What Causes Restricted Air Flow in Your Air Conditioner?

Your air conditioner may be perfectly good at cooling the air, but that doesn’t mean much if it can’t circulate the air through your home. In centralized systems, cool air is distributed through your ductwork via a fan to all the corners of your home. But when the air flow is restricted, that can’t happen. Your air conditioner thus needs to spend unnecessary energy to properly cool your home, and wear and tear on individual systems increases: raising the chances of a major breakdown as well as increasing your monthly bills. With summers becoming increasingly hot and humid in Portland, OR, a repair session is the last thing you need. So what causes restricted air flow in your air conditioner? Here’s a list of the most common culprits.

  • Blockages. Dust build-up in the ducts, bend or damaged ducts walls, clogs in the line and the like will have a detrimental impact on air flow. This is likely the culprit if the restricted air flow is limited to one section of your house.

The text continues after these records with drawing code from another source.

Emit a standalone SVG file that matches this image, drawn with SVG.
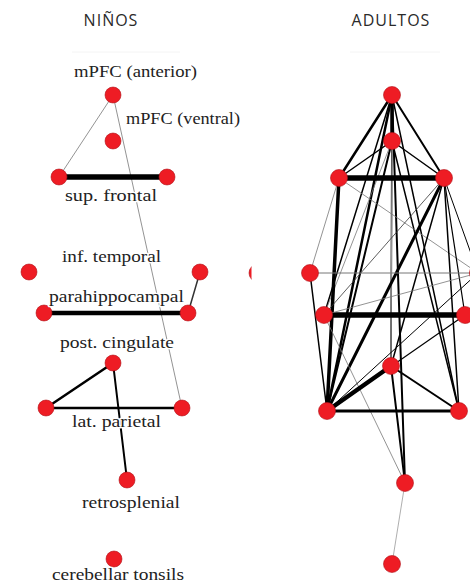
<svg xmlns="http://www.w3.org/2000/svg" width="470" height="584" viewBox="0 0 470 584">
<style>
.title{font-family:"Open Sans","Noto Sans",sans-serif;font-size:16px;fill:#2a2a2a;letter-spacing:1px;text-anchor:middle}
.lbl{font-family:"Liberation Serif","DejaVu Serif",serif;font-size:17px;fill:#222;text-anchor:middle;stroke:#fff;stroke-width:2.5px;paint-order:stroke;stroke-linejoin:round}
.node circle{fill:#ee1c24;stroke:#b01018;stroke-width:0.6}
.e{fill:none;stroke:#000;stroke-linecap:round}
.g{stroke:#777}
.g2{stroke:#999}
.d{stroke:#333}
.w08{stroke-width:0.8}
.w1{stroke-width:1}
.w12{stroke-width:1.2}
.w15{stroke-width:1.5}
.w2{stroke-width:2}
.w25{stroke-width:2.5}
.w3{stroke-width:3}
.w35{stroke-width:3.5}
.w4{stroke-width:4.5}
.w5{stroke-width:5.5}
</style>
<defs>
<clipPath id="cl"><rect x="240" y="0" width="11.5" height="584"/></clipPath>
</defs>
<rect width="470" height="584" fill="#fff"/>
<line x1="72" y1="52" x2="180" y2="52" stroke="#f4f4f4" stroke-width="1"/>
<line x1="350" y1="52" x2="440" y2="52" stroke="#f4f4f4" stroke-width="1"/>
<text class="title" x="111" y="26">NIÑOS</text>
<text class="title" x="391" y="26">ADULTOS</text>

<g id="connectors">
  <!-- left panel: niños -->
  <line class="e g w08" x1="113" y1="95" x2="59" y2="177"/>
  <line class="e g w08" x1="113" y1="95" x2="182" y2="408"/>
  <line class="e w5" x1="59" y1="177" x2="167" y2="177"/>
  <line class="e d w15" x1="200" y1="272" x2="188" y2="313"/>
  <line class="e w4" x1="44" y1="313" x2="188" y2="313"/>
  <line class="e w25" x1="113" y1="363" x2="46" y2="408"/>
  <line class="e w2" x1="113" y1="363" x2="127" y2="480"/>
  <line class="e w25" x1="46" y1="408" x2="182" y2="408"/>
  <!-- right panel: adultos -->
  <line class="e w35" x1="392" y1="95" x2="392" y2="141"/>
  <line class="e w25" x1="392" y1="95" x2="339" y2="178"/>
  <line class="e w2" x1="392" y1="95" x2="444" y2="178"/>
  <line class="e w25" x1="392" y1="95" x2="327" y2="411"/>
  <line class="e w15" x1="392" y1="95" x2="324" y2="315"/>
  <line class="e w15" x1="392" y1="95" x2="459" y2="411"/>
  <line class="e w2" x1="392" y1="95" x2="405" y2="483"/>
  <line class="e w15" x1="392" y1="95" x2="391" y2="366"/>
  <line class="e w15" x1="392" y1="141" x2="339" y2="178"/>
  <line class="e w15" x1="392" y1="141" x2="444" y2="178"/>
  <line class="e w2" x1="392" y1="141" x2="327" y2="411"/>
  <line class="e w15" x1="392" y1="141" x2="459" y2="411"/>
  <line class="e g2 w1" x1="392" y1="141" x2="391" y2="366"/>
  <line class="e g w08" x1="392" y1="141" x2="324" y2="315"/>
  <line class="e w5" x1="339" y1="178" x2="444" y2="178"/>
  <line class="e w35" x1="339" y1="178" x2="327" y2="411"/>
  <line class="e g w08" x1="339" y1="178" x2="310" y2="273"/>
  <line class="e g w08" x1="339" y1="178" x2="478" y2="273"/>
  <line class="e w3" x1="444" y1="178" x2="327" y2="411"/>
  <line class="e w15" x1="444" y1="178" x2="459" y2="411"/>
  <line class="e w12" x1="444" y1="178" x2="465" y2="315"/>
  <line class="e w1" x1="444" y1="178" x2="478" y2="273"/>
  <line class="e w15" x1="444" y1="178" x2="391" y2="366"/>
  <line class="e d w08" x1="444" y1="178" x2="324" y2="315"/>
  <line class="e g w1" x1="310" y1="273" x2="478" y2="273"/>
  <line class="e w15" x1="310" y1="273" x2="327" y2="411"/>
  <line class="e w5" x1="324" y1="315" x2="465" y2="315"/>
  <line class="e g w08" x1="324" y1="315" x2="478" y2="273"/>
  <line class="e g w08" x1="324" y1="315" x2="405" y2="483"/>
  <line class="e w1" x1="327" y1="411" x2="478" y2="273"/>
  <line class="e w12" x1="327" y1="411" x2="465" y2="315"/>
  <line class="e w3" x1="327" y1="411" x2="459" y2="411"/>
  <line class="e w4" x1="327" y1="411" x2="391" y2="366"/>
  <line class="e w2" x1="391" y1="366" x2="459" y2="411"/>
  <line class="e w2" x1="391" y1="366" x2="405" y2="483"/>
  <line class="e g2 w08" x1="405" y1="483" x2="392" y2="564"/>
</g>

<!-- left panel nodes -->
<g id="n-mpfc-ant" class="node"><circle cx="113" cy="95" r="8"/><text class="lbl" x="135.5" y="77" textLength="123" lengthAdjust="spacingAndGlyphs">mPFC (anterior)</text></g>
<g id="n-mpfc-ven" class="node"><circle cx="113" cy="141" r="8"/><text class="lbl" x="183" y="124" textLength="114" lengthAdjust="spacingAndGlyphs">mPFC (ventral)</text></g>
<g id="n-supfrontal" class="node"><circle cx="59" cy="177" r="8"/><circle cx="167" cy="177" r="8"/><text class="lbl" x="111" y="201" textLength="92" lengthAdjust="spacingAndGlyphs">sup. frontal</text></g>
<g id="n-inftemporal" class="node"><circle cx="29" cy="272" r="8"/><circle cx="200" cy="272" r="8"/><text class="lbl" x="111.5" y="262" textLength="99" lengthAdjust="spacingAndGlyphs">inf. temporal</text></g>
<g id="n-parahippo" class="node"><circle cx="44" cy="313" r="8"/><circle cx="188" cy="313" r="8"/><text class="lbl" x="116.5" y="302" textLength="135" lengthAdjust="spacingAndGlyphs">parahippocampal</text></g>
<g id="n-postcing" class="node"><circle cx="113" cy="363" r="8"/><text class="lbl" x="117" y="348" textLength="114" lengthAdjust="spacingAndGlyphs">post. cingulate</text></g>
<g id="n-latparietal" class="node"><circle cx="46" cy="408" r="8"/><circle cx="182" cy="408" r="8"/><text class="lbl" x="116.5" y="427" textLength="89" lengthAdjust="spacingAndGlyphs">lat. parietal</text></g>
<g id="n-retrosplenial" class="node"><circle cx="127" cy="480" r="8"/><text class="lbl" x="131" y="508" textLength="98" lengthAdjust="spacingAndGlyphs">retrosplenial</text></g>
<g id="n-cerebellar" class="node"><circle cx="114" cy="559" r="8"/><text class="lbl" x="118" y="580" textLength="132" lengthAdjust="spacingAndGlyphs">cerebellar tonsils</text></g>

<!-- right panel nodes -->
<g id="r-partial" class="node" clip-path="url(#cl)"><circle cx="258" cy="273" r="9"/></g>
<g id="r-mpfc-ant" class="node"><circle cx="392" cy="95" r="8.5"/></g>
<g id="r-mpfc-ven" class="node"><circle cx="392" cy="141" r="8.5"/></g>
<g id="r-supfrontal" class="node"><circle cx="339" cy="178" r="8.5"/><circle cx="444" cy="178" r="8.5"/></g>
<g id="r-inftemporal" class="node"><circle cx="310" cy="273" r="8.5"/><circle cx="478" cy="273" r="8.5"/></g>
<g id="r-parahippo" class="node"><circle cx="324" cy="315" r="8.5"/><circle cx="465" cy="315" r="8.5"/></g>
<g id="r-postcing" class="node"><circle cx="391" cy="366" r="8.5"/></g>
<g id="r-latparietal" class="node"><circle cx="327" cy="411" r="8.5"/><circle cx="459" cy="411" r="8.5"/></g>
<g id="r-retrosplenial" class="node"><circle cx="405" cy="483" r="8.5"/></g>
<g id="r-cerebellar" class="node"><circle cx="392" cy="564" r="8.5"/></g>
</svg>
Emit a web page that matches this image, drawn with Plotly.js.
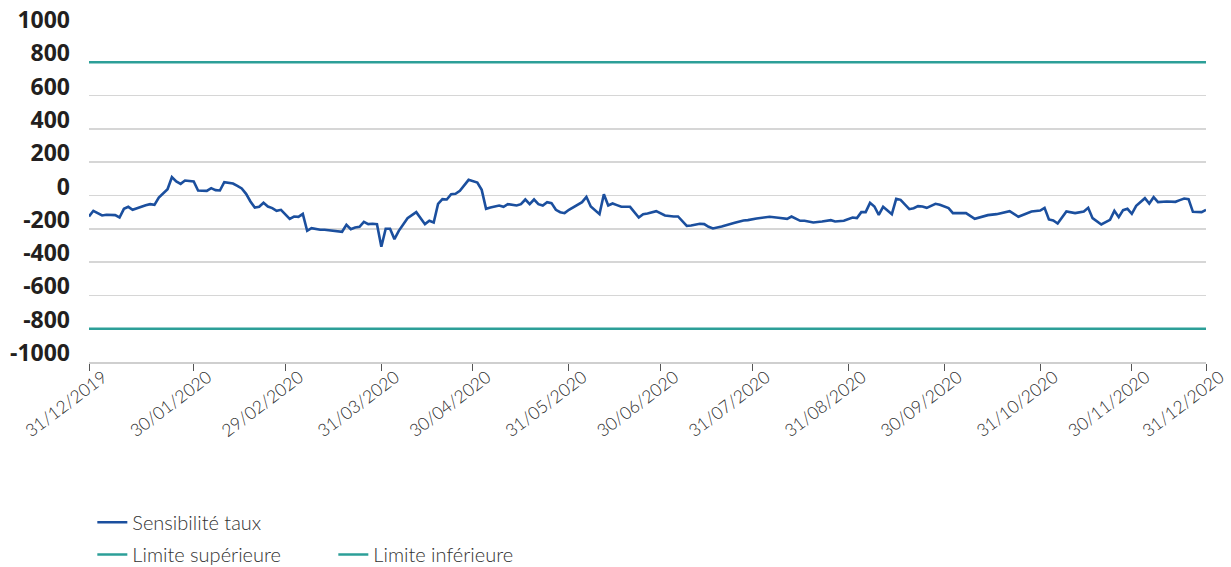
<!DOCTYPE html>
<html>
<head>
<meta charset="utf-8">
<script src="https://cdn.plot.ly/plotly-3.0.1.min.js"></script>
<style>html,body{margin:0;padding:0;background:#fff;}#chart{width:1231px;height:567px;}</style>
</head>
<body>
<div id="chart"></div>
<script>
// Observation index (business-day sequence) and interest-rate sensitivity values
const obsIndex = [0,1,3,4,6,7,8,9,10,11,13,14,15,16,18,19,20,21,22,24,25,27,28,29,30,31,33,34,35,36,37,38,39,40,41,42,43,44,45,46,47,48,49,50,51,53,54,56,58,59,60,61,62,63,64,65,66,67,68,69,70,71,72,73,75,76,77,78,79,80,81,82,83,84,85,87,88,89,90,91,92,93,94,95,96,98,99,100,101,102,103,104,105,106,107,108,109,110,111,113,114,115,117,118,119,120,121,122,124,126,127,128,130,131,132,134,135,137,138,140,141,142,143,145,146,148,150,151,153,155,156,158,160,161,163,164,166,168,169,170,171,173,175,176,177,178,179,180,181,182,183,184,185,186,188,189,190,191,192,194,195,197,198,200,201,203,205,206,208,210,211,213,215,216,218,219,220,221,222,224,226,228,229,230,232,234,235,236,237,238,239,240,242,243,244,245,247,249,250,251,252,253,255,256];
const sensibilite = [-126,-92,-120,-116,-118,-132,-80,-68,-86,-76,-58,-52,-56,-12,38,110,84,70,90,84,30,28,44,32,30,80,72,58,42,10,-36,-72,-68,-44,-66,-76,-92,-86,-112,-140,-126,-128,-110,-212,-196,-206,-206,-212,-218,-176,-202,-192,-188,-158,-172,-170,-172,-308,-200,-200,-262,-212,-176,-136,-100,-136,-172,-152,-162,-50,-22,-24,8,10,28,94,84,78,34,-80,-72,-68,-60,-68,-52,-60,-52,-24,-52,-24,-52,-60,-40,-46,-86,-100,-106,-86,-72,-40,-8,-66,-112,8,-60,-48,-58,-68,-68,-132,-112,-108,-94,-108,-120,-126,-126,-182,-180,-170,-172,-188,-198,-186,-180,-164,-150,-148,-138,-132,-128,-134,-140,-126,-152,-152,-162,-156,-150,-148,-156,-152,-132,-136,-100,-100,-44,-66,-116,-68,-90,-112,-20,-26,-82,-76,-64,-66,-74,-50,-56,-76,-106,-108,-106,-140,-124,-118,-112,-100,-94,-128,-104,-96,-90,-74,-144,-150,-168,-96,-106,-96,-74,-136,-174,-146,-92,-130,-88,-80,-110,-62,-16,-48,-10,-40,-36,-38,-28,-18,-22,-98,-100,-86];
const limiteSup = [800, 800];
const limiteInf = [-800, -800];
const limiteIndex = [0, 256];
const tickIndex = [0,24,45,67,88,110,131,152,174,196,218,239,256];
const tickLabels = ['31/12/2019','30/01/2020','29/02/2020','31/03/2020','30/04/2020','31/05/2020','30/06/2020','31/07/2020','31/08/2020','30/09/2020','31/10/2020','30/11/2020','31/12/2020'];
const yTicks = [-1000,-800,-600,-400,-200,0,200,400,600,800,1000];
const yLabels = ['-1000','-800','-600','-400','-200','0','200','400','600','800','1000'];

const teal = '#2c9f98';
const traces = [
  {x: obsIndex, y: sensibilite, type:'scatter', mode:'lines', name:'Sensibilité taux',
   line:{color:'#1b4f9e', width:2.6}, legend:'legend'},
  {x: limiteIndex, y: limiteSup, type:'scatter', mode:'lines', name:'Limite supérieure',
   line:{color:teal, width:2.4}, legend:'legend2'},
  {x: limiteIndex, y: limiteInf, type:'scatter', mode:'lines', name:'Limite inférieure',
   line:{color:teal, width:2.4}, legend:'legend2'}
];

const legendFont = {family:'Lato, "Noto Sans", sans-serif', size:20, color:'#333333', weight:300};
const layout = {
  width:1231, height:567,
  margin:{l:89, r:25, t:29, b:205},
  paper_bgcolor:'#ffffff', plot_bgcolor:'#ffffff',
  showlegend:true,
  xaxis:{
    range:[0,256], tickmode:'array', tickvals:tickIndex, ticktext:tickLabels,
    tickangle:-37, showgrid:false, zeroline:false,
    showline:true, linecolor:'#cfcfcf', linewidth:1.5,
    ticks:'outside', ticklen:7, tickcolor:'#555555', tickwidth:1,
    ticklabelshift:14, ticklabelstandoff:-10, ticklabeloverflow:'allow',
    tickfont:{family:'Lato, "Noto Sans", sans-serif', size:17.5, color:'#2b2b2b', weight:300}
  },
  yaxis:{
    range:[-1000,1000], tickmode:'array', tickvals:yTicks, ticktext:yLabels,
    showgrid:true, gridcolor:'#d6d6d6', gridwidth:1.5, zeroline:false,
    showline:false, ticks:'',
    ticklabelposition:'outside', ticklabelshift:-9, ticklabelstandoff:18,
    tickfont:{family:'"Open Sans", sans-serif', size:23, color:'#231f20', weight:700}
  },
  legend:{orientation:'h', xref:'container', yref:'container', x:0.075, y:0.079,
    xanchor:'left', yanchor:'middle', font:legendFont, bgcolor:'rgba(0,0,0,0)'},
  legend2:{orientation:'h', xref:'container', yref:'container', x:0.075, y:0.022,
    xanchor:'left', yanchor:'middle', font:legendFont, bgcolor:'rgba(0,0,0,0)',
    entrywidth:196}
};
Plotly.newPlot('chart', traces, layout, {displayModeBar:false, staticPlot:true});
</script>
</body>
</html>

  • Duct Breaches. Similarly, a breach in your duct can pull air out of your system, which will slow down the flow of air.
  • A Damaged Fan. The fan is responsible for blowing the air through your system, so it only makes sense that if the blades are bent or damaged, or the fan belt is having difficulties, that it will affect the passage of air.
  • A Damaged Motor. The fan’s motor is responsible for powering it, so if it runs into trouble, the fan itself won’t be able to do its job.
  • Electrical Issues. The motor depends on electricity to run. If it’s struggling, the trouble may be with frayed or loose electrical wiring, or possible an issue with your household electrical systems.